● SHORT TASK: Retype nothing but the lines from the start of the material up to and including the line with "import plotly.graph_objects as go". Pictures don't belong in the copy.

● RECORDED INFORMATION:

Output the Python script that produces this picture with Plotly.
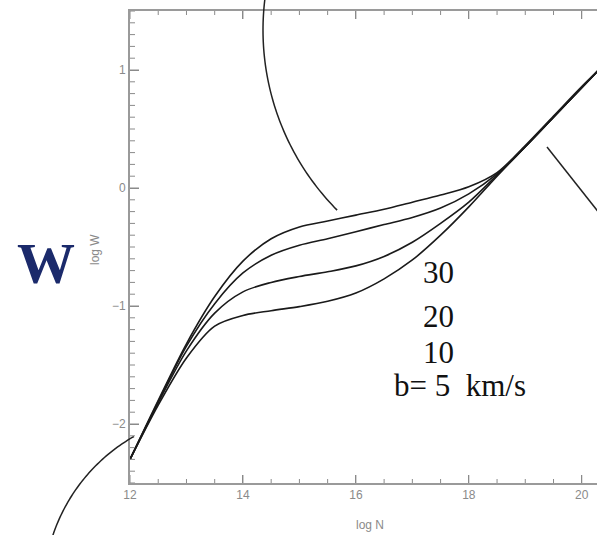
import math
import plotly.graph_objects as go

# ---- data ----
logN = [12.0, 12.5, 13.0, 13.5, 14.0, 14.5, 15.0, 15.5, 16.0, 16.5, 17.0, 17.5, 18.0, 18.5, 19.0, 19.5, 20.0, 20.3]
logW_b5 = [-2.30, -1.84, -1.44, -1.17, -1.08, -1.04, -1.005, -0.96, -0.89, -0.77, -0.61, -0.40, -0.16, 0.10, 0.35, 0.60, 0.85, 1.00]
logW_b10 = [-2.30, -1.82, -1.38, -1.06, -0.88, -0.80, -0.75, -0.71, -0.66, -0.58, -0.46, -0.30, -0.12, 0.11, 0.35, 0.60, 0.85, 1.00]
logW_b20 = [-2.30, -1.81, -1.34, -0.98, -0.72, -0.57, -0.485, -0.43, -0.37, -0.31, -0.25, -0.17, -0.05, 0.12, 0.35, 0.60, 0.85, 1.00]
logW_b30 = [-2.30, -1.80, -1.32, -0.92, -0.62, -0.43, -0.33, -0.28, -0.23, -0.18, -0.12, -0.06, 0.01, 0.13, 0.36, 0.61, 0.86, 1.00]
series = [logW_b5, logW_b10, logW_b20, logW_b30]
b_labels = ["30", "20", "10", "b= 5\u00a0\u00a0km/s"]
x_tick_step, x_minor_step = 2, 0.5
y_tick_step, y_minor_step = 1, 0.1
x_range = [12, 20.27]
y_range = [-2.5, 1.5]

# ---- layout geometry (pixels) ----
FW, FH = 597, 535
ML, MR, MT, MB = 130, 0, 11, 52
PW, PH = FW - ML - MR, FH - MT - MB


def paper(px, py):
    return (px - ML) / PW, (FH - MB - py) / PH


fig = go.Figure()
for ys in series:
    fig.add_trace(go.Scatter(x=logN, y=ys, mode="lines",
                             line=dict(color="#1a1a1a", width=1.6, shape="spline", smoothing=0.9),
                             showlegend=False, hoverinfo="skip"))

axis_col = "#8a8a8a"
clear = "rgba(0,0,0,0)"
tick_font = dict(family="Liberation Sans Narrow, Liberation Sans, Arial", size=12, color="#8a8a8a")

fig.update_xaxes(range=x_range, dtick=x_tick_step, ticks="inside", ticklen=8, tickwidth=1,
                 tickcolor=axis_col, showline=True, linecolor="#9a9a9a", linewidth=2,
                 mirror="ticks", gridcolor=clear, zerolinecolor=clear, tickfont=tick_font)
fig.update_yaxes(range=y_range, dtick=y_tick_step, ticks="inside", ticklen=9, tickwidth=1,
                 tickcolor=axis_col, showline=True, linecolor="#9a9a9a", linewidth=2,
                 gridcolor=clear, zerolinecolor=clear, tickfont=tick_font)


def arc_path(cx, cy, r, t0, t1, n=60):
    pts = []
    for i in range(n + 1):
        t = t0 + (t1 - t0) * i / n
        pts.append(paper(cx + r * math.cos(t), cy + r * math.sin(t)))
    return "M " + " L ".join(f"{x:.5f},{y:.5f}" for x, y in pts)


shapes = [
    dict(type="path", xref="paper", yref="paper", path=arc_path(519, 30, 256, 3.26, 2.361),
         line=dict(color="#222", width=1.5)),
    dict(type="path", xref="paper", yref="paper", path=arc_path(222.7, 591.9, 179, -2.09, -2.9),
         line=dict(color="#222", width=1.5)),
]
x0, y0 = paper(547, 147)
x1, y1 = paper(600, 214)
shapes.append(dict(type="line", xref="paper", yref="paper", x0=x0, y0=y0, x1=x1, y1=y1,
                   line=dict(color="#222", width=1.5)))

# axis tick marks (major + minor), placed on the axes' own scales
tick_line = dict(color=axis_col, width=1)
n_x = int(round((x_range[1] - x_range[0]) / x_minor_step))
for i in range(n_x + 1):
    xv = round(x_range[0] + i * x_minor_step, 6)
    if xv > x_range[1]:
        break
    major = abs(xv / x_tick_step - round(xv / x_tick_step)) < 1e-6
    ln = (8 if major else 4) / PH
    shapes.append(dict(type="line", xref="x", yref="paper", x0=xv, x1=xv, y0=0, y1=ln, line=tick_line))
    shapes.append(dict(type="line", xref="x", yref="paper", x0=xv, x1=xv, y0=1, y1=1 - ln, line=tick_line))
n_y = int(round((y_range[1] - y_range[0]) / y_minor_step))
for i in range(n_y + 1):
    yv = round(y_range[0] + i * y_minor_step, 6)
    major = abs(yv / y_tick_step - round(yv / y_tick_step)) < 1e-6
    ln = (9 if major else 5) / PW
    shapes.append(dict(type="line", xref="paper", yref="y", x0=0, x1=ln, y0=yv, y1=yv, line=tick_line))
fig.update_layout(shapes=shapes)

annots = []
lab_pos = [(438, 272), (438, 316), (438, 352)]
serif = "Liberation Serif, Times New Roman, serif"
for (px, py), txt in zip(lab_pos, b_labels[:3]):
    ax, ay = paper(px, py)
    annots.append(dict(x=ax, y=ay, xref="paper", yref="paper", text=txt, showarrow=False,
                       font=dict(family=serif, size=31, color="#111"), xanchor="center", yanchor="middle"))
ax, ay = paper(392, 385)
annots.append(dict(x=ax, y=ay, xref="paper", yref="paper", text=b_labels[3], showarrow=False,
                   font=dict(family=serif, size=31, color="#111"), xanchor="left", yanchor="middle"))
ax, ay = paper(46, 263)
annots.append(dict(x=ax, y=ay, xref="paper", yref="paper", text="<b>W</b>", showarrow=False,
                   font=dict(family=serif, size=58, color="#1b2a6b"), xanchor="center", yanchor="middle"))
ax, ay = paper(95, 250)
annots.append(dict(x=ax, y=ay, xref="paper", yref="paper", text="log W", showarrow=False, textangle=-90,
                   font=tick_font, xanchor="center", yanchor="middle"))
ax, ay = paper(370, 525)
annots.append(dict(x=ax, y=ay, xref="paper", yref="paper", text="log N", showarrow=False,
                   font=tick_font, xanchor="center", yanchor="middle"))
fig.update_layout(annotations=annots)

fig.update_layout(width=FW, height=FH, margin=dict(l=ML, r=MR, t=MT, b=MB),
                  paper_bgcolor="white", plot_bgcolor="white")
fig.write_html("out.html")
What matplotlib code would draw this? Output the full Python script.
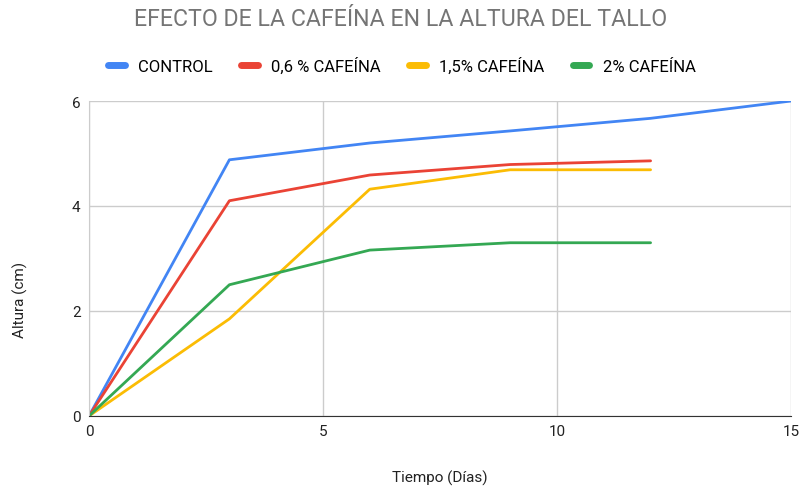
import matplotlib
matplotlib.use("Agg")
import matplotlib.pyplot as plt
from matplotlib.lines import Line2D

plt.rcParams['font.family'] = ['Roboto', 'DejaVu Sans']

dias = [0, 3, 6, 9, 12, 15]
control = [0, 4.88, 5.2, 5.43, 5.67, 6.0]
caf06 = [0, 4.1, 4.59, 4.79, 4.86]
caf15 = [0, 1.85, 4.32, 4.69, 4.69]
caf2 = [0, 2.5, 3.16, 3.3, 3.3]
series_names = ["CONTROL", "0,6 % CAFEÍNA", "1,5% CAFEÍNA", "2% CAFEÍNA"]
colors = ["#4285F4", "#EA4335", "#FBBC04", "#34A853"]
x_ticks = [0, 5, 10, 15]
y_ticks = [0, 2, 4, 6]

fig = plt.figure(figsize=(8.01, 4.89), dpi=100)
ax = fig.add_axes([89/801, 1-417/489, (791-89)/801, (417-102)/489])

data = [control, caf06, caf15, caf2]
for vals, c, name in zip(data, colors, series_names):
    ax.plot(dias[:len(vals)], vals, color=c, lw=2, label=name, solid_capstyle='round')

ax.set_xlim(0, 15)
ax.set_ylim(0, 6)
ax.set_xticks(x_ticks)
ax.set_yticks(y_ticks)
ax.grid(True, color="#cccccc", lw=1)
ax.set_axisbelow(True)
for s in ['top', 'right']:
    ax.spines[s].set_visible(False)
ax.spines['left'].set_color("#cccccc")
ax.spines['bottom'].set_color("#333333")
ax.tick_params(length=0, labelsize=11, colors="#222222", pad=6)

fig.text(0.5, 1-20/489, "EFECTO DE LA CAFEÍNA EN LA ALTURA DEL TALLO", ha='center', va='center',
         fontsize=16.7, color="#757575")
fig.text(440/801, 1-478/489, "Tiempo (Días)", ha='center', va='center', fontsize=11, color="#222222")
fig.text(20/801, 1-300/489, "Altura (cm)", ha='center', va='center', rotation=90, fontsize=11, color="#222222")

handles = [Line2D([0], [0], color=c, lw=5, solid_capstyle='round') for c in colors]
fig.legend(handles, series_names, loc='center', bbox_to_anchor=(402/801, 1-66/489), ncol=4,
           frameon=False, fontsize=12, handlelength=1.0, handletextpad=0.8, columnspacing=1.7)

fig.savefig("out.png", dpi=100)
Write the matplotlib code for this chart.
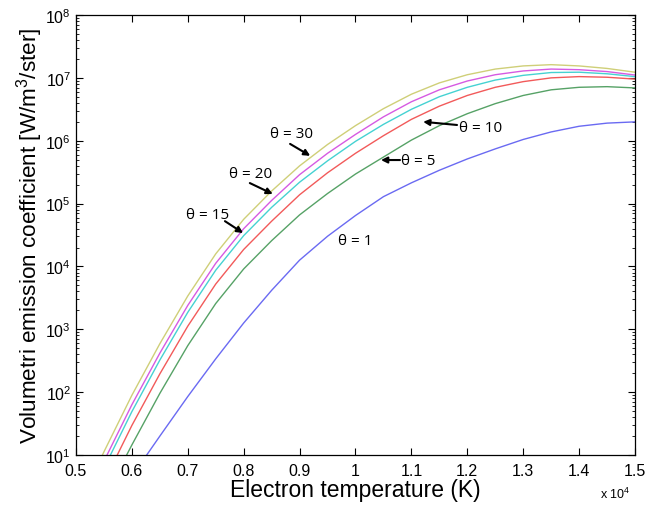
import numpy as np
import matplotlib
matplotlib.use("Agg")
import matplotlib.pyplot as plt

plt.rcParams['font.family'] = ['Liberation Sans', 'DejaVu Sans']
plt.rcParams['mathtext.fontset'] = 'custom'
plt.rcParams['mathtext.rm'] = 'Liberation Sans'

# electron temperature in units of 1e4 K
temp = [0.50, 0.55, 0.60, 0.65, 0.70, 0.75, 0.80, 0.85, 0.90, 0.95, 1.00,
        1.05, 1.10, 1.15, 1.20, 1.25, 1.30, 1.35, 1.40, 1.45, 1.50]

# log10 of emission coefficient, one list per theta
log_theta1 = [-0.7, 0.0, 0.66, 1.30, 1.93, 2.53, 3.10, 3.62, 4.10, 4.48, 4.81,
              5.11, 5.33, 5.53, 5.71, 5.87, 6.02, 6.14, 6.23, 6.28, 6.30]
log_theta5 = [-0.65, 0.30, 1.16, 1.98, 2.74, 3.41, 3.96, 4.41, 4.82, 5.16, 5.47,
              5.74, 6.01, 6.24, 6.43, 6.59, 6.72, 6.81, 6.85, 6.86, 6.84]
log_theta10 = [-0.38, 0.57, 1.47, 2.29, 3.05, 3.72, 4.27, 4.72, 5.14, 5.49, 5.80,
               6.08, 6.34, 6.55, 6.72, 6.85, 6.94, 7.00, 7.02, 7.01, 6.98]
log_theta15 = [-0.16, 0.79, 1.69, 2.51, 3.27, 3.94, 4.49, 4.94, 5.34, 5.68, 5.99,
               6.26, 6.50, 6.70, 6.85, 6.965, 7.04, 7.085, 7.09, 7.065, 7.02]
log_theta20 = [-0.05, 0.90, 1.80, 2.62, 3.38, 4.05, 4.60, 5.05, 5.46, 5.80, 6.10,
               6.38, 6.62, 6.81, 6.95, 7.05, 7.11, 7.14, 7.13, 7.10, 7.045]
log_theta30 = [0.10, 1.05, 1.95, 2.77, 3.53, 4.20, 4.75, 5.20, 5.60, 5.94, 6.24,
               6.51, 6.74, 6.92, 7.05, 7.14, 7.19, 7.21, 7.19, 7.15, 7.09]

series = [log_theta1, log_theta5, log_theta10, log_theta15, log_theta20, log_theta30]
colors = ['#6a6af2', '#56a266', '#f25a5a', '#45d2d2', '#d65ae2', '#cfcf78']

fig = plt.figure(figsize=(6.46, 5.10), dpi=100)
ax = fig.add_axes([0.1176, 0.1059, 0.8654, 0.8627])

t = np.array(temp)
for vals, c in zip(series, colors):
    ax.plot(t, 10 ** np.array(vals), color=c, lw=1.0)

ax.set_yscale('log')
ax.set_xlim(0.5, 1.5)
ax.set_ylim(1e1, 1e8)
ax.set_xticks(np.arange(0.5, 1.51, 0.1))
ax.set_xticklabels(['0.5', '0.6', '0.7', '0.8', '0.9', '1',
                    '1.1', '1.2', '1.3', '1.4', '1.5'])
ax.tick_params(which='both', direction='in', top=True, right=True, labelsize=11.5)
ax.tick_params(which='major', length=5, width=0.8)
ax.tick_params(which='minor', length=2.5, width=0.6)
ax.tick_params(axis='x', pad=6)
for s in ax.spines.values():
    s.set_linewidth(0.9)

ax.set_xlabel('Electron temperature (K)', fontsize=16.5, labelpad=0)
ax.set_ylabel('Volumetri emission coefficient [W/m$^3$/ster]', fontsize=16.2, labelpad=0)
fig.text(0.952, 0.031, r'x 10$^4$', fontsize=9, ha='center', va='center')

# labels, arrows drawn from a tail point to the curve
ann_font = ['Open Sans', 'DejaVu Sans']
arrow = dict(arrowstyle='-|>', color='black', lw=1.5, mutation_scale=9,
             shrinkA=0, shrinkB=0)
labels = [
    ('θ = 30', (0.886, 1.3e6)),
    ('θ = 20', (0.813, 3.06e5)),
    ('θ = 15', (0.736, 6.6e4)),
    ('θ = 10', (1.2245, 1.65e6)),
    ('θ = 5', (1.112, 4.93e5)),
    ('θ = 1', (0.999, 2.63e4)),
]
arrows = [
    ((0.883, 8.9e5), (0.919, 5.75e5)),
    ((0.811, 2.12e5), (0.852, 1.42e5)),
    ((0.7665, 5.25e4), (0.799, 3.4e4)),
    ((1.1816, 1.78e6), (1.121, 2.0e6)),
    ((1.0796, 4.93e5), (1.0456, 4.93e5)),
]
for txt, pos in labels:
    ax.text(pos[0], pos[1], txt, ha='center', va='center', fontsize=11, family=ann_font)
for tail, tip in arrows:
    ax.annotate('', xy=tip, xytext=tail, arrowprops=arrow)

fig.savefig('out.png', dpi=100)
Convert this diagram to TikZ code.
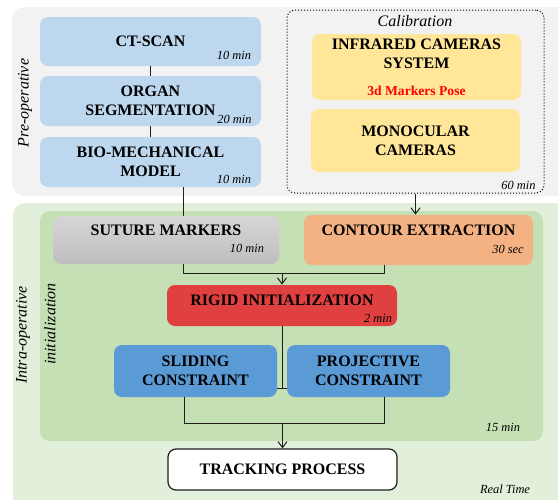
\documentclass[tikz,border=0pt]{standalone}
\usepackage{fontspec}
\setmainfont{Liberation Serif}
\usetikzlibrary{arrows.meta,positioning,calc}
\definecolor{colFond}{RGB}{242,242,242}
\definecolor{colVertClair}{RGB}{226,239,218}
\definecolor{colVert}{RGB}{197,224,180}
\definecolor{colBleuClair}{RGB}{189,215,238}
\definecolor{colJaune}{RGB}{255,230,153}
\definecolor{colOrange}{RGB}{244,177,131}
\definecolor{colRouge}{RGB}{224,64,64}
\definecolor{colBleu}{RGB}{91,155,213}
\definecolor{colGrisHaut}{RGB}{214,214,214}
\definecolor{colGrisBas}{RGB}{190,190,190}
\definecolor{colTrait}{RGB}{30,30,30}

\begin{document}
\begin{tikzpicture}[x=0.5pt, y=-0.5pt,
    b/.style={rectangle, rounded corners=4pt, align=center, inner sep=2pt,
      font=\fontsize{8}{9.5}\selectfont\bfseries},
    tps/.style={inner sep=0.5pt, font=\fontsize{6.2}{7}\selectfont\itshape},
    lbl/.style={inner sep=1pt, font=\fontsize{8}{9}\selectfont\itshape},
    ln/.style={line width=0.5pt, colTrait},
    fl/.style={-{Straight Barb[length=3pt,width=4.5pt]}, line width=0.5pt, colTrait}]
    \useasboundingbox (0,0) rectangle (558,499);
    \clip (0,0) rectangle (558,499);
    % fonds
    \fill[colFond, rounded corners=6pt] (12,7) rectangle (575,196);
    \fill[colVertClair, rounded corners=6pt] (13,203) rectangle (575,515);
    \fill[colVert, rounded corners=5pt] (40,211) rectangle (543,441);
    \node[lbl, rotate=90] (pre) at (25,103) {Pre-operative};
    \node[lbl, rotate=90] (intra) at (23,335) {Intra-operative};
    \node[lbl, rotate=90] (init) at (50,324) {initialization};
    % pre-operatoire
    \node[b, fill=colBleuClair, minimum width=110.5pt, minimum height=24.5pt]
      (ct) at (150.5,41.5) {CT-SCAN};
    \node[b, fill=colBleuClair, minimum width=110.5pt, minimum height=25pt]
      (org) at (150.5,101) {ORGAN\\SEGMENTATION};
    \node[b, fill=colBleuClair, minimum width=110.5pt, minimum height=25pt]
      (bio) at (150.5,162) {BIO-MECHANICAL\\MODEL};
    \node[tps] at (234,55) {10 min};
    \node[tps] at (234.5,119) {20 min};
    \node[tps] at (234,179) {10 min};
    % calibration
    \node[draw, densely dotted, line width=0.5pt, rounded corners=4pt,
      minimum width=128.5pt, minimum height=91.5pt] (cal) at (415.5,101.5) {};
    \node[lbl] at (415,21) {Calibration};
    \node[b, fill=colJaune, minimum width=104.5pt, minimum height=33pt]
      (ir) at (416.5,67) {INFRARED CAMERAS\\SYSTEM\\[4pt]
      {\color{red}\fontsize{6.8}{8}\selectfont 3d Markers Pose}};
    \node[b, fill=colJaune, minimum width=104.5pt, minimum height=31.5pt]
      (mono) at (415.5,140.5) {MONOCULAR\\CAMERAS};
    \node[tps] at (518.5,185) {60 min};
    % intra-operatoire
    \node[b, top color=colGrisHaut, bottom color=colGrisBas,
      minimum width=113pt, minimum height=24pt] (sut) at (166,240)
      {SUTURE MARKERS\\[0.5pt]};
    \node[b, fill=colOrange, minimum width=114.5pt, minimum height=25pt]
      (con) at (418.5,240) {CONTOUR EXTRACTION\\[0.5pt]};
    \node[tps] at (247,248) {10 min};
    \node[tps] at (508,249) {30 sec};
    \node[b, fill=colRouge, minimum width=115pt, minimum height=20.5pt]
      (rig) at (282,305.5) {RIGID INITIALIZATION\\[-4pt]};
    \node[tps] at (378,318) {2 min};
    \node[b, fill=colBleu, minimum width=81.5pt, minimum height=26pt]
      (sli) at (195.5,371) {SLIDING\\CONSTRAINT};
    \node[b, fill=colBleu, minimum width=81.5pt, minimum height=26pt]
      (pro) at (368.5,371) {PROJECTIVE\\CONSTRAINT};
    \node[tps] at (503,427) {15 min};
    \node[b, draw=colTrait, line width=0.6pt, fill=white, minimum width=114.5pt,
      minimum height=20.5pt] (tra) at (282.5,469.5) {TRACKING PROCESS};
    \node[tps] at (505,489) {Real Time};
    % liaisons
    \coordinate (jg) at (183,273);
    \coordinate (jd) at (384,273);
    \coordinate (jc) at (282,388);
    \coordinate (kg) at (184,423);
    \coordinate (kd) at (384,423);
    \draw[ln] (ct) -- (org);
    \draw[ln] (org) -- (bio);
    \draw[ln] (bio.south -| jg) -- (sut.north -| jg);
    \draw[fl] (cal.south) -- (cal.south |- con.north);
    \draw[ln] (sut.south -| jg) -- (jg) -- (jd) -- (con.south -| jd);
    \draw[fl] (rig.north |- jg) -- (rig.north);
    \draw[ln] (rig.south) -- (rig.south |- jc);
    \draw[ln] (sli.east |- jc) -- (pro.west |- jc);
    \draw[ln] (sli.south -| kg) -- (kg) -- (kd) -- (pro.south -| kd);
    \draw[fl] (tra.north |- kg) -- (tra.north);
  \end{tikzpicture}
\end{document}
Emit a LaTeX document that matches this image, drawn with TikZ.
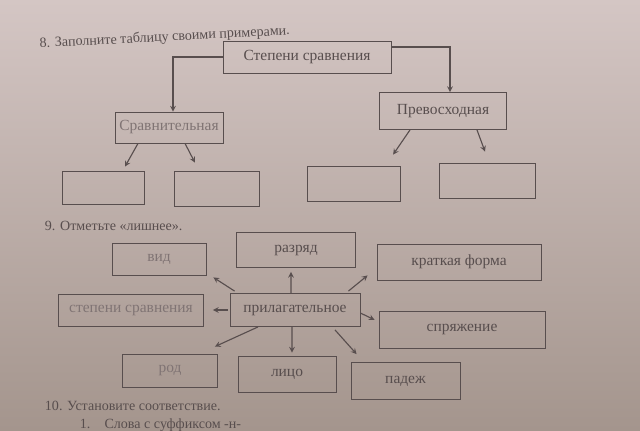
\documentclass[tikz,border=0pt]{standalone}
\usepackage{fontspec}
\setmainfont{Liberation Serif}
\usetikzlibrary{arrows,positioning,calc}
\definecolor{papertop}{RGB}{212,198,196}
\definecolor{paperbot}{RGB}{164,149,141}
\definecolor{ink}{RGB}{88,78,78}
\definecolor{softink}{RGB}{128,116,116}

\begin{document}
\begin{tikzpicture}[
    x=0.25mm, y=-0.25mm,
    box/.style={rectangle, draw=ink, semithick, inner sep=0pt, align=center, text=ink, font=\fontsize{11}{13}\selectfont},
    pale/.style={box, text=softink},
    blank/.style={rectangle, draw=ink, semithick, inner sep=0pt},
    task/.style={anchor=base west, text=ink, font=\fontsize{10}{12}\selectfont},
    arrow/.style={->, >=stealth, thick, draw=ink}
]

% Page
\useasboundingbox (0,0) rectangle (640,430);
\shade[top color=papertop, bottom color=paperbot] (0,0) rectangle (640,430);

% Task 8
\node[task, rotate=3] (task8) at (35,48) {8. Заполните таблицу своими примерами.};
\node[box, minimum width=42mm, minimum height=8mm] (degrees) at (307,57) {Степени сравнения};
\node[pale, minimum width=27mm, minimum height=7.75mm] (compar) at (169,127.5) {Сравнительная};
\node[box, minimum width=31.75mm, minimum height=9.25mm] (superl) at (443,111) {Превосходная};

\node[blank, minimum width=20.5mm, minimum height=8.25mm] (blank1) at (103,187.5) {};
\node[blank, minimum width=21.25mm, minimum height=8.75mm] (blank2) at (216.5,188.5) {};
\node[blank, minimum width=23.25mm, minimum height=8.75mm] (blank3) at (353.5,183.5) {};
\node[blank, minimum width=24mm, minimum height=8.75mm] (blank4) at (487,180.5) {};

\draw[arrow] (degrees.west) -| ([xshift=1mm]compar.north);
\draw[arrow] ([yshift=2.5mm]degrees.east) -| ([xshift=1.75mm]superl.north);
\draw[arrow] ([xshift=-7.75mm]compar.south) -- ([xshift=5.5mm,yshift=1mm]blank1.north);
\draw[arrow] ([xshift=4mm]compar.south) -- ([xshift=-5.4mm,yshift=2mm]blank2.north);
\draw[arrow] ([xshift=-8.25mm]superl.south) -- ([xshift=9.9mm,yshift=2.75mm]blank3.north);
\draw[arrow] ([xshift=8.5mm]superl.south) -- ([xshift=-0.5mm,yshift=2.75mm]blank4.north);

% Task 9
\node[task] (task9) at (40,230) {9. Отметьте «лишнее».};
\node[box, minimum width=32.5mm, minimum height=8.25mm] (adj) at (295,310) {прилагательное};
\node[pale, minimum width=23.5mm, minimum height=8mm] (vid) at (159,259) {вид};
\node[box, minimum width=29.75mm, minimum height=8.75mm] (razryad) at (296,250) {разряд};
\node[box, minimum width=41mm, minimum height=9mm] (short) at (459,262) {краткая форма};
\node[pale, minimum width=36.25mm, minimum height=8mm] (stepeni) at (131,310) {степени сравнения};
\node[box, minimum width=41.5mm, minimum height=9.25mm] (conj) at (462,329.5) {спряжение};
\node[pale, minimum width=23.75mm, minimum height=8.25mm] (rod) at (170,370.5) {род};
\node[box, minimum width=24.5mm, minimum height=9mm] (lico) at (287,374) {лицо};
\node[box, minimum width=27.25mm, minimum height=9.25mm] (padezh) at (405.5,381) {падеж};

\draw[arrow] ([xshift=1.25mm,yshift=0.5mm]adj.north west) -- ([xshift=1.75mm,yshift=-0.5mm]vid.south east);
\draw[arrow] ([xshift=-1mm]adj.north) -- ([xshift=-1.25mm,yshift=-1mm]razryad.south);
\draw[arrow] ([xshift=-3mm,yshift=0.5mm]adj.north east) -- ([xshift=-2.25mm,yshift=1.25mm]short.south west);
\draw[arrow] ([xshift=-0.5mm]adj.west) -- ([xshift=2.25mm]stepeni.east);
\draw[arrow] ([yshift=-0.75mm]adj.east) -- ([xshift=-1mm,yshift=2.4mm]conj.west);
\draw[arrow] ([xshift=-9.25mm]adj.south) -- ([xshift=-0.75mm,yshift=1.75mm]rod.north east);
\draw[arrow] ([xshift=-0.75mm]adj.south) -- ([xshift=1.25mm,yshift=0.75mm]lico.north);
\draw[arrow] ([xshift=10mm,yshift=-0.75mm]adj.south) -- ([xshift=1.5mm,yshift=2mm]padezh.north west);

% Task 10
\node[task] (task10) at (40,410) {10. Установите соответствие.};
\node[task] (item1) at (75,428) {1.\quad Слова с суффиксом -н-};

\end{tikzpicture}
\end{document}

● ANSWER TO THE TASK:
Output the Python script that produces this picture with Plotly.
import math
import plotly.graph_objects as go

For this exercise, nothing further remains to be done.